You have $F\leq E$ with $\alpha$ algebraic over $F$ . Let there exist a field $K$ with $\alpha \in K$ such as,
$F\leq K\leq F(\alpha)\leq E$ ,
Any element $\beta \in F(\alpha)$ can be expressed as,
$\beta =a_0+a_1\alpha +...+ a_{n-1}\alpha ^{n-1}$ with $a_i \in K$ because every finite dimensional vector basis has a finite basis. Therefore $\beta \in K$ thus, $K\leq F$ and $F\leq K$ thus, $K=F$ .

Am I missing something?
May 21st 2006, 01:34 PM
rgep

I realise that I didn't actually address the issue of being the minimal field, just that it actually was a field. But any field containing $\alpha$ clearly contains any polynomial in $\alpha$ . Hence the minimality.
May 21st 2006, 01:36 PM
ThePerfectHacker

Quote:

Originally Posted by rgep

$\alpha$ clearly contains any polynomial in $\alpha$ . Hence the minimality.

What do you mean by that?
May 21st 2006, 09:56 PM
rgep

Any field that contains F and contains $\alpha$ must contain any polynomial in $\alpha$ with coefficients in F. The previous part of my argument showed that the ring comprised of polynomials in $\alpha$ with coefficients in F is actually a field. Hence it is the minimal subfield of E containing both F and $\alpha$ .
May 22nd 2006, 02:12 PM
ThePerfectHacker

Quote:

Originally Posted by rgep

Any field that contains F and contains $\alpha$ must contain any polynomial in $\alpha$ with coefficients in F. The previous part of my argument showed that the ring comprised of polynomials in $\alpha$ with coefficients in F is actually a field. Hence it is the minimal subfield of E containing both F and $\alpha$ .

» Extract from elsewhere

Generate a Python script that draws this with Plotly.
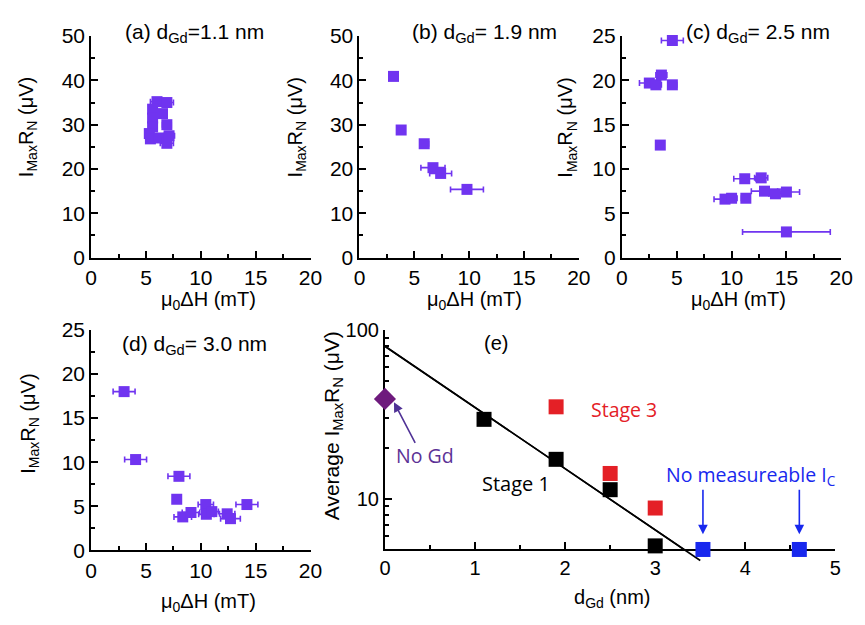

You mean a polynomial F[x] evaluated at $\alpha$ .
May 23rd 2006, 02:47 AM
DMT

Isn't this all circular? I thought $F(\alpha)$ was defined to be the smallest the field containing both F and $\alpha$ .
May 23rd 2006, 01:17 PM
ThePerfectHacker

Quote:

Originally Posted by DMT

Isn't this all circular? I thought $F(\alpha)$ was defined to be the smallest the field containing both F and $\alpha$ .

Maybe in some texts. The version I seen is that F(a) is defined as above.